Anyway, in between learning how much A & J LOVE CHEESE, Andrea starts crapping on about how she’s really annoyed that Gina was slagging off her book in the loos at the empty restaurant the other day. She was so annoyed, she even rang Gina to talk about it but Gina told her it was Lydia’s book she was slagging off, but then Andrea wondered why Gina would be slagging off Lydia’s book in the loos when Lydia WASN’T EVEN THERE.
I too was starting to get really worried about Lydia. I mean we were now a good 45 minutes in and poor old Lyds was nowhere to be seen. But then we see her. Walking into an art gallery. OH THE RELIEF.

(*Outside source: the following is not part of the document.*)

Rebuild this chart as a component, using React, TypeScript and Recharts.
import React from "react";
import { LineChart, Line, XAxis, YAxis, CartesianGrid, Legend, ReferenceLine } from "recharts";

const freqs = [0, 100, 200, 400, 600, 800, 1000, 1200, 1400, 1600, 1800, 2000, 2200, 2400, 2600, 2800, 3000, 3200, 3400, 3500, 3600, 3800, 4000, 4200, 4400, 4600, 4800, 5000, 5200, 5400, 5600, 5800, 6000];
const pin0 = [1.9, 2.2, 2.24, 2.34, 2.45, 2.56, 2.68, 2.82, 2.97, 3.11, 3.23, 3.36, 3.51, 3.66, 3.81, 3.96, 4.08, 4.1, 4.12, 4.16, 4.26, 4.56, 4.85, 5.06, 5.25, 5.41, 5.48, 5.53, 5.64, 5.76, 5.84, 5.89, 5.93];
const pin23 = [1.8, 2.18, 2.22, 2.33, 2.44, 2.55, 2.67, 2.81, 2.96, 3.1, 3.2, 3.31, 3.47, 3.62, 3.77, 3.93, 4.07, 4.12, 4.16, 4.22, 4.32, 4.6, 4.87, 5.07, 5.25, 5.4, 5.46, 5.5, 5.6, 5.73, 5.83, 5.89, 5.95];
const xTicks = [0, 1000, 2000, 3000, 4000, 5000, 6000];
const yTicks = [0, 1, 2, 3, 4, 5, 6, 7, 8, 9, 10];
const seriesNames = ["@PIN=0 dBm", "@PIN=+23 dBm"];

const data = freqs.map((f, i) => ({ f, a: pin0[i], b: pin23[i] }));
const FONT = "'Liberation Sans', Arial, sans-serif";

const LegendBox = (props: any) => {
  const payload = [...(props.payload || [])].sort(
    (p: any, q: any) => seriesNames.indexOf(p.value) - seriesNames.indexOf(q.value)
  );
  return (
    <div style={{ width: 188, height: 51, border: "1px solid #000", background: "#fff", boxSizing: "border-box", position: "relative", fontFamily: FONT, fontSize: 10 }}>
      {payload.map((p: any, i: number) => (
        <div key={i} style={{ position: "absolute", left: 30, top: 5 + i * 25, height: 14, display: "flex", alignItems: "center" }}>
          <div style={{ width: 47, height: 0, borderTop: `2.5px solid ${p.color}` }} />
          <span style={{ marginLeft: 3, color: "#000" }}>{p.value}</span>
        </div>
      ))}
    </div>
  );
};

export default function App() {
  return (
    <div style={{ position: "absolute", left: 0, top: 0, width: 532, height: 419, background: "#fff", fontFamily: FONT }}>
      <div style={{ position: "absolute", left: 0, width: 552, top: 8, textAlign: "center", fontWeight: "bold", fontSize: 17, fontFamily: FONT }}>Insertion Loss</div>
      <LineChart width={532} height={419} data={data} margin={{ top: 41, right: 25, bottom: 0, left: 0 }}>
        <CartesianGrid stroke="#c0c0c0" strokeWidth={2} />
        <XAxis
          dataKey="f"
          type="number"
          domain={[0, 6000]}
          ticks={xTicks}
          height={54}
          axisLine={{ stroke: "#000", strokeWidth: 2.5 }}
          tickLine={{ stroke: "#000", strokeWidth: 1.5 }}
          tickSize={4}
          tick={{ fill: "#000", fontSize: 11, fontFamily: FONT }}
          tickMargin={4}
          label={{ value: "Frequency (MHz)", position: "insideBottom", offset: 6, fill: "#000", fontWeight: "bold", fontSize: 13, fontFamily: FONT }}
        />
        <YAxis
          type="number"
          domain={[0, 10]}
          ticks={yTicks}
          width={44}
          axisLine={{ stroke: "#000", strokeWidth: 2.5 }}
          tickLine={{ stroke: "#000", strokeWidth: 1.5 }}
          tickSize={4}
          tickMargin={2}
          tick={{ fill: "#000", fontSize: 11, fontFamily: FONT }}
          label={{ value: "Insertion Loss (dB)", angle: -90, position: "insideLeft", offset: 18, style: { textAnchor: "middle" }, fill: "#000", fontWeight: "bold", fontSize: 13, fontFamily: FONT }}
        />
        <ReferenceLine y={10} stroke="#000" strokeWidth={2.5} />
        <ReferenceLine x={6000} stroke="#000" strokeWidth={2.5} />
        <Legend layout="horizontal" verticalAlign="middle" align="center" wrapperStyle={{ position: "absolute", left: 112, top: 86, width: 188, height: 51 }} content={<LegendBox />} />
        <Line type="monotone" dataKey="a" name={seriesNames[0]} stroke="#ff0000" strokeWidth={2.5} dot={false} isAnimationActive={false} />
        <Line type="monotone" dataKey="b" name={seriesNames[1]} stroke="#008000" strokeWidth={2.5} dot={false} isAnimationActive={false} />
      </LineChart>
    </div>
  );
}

Lyds has decided she needs more art for her Snow House and has brought a friend along with her to choose a piece. They look at a life sized glittery snake, tree, bear and “black thing” (AKA a panther) but poor old Lyds just couldn’t decided which piece she liked best. She was torn between the bear and the black thing, so asked the receptionist for a price point on each item. FYI, if you’re in the market for life sized glittery objects, the bear was $75,000 while the black thing was a lazy $55,000. Lydia announced that she’ll “probably buy two pieces” but had to go home to think about which two. Fair call. Because, you know, the last time I wanted to drop some coin on paper mache animals that had been dipped in glitter I took a couple of days to decide which two would look best in my snow globe home. So yeah, I can totally relate.
And finally, we come to the end of the show. Where Janet takes Jackie to a Ladies Lunch Fundraiser thingy. Jackie tells us “there was a lot of hoity toity women there” and when Janet tries to corner Jackie about what went on the loos in the empty restaurant, Jackie declares “I can’t keep up with these women and all their bloody books.” Couldn’t have said it better myself.
So that’s another week of The Real Housewives of Melbourne done and dusted. Stand by for next week’s recap, where Andrea organises a tennis day at her Beach House and Gina rocks up in a Lacroste tennis outfit, complete with 6 inch purple heels. Because in Gina’s words, she owns one pair of runners but can’t remember the last time she wore them. I hear you sister. I hear you.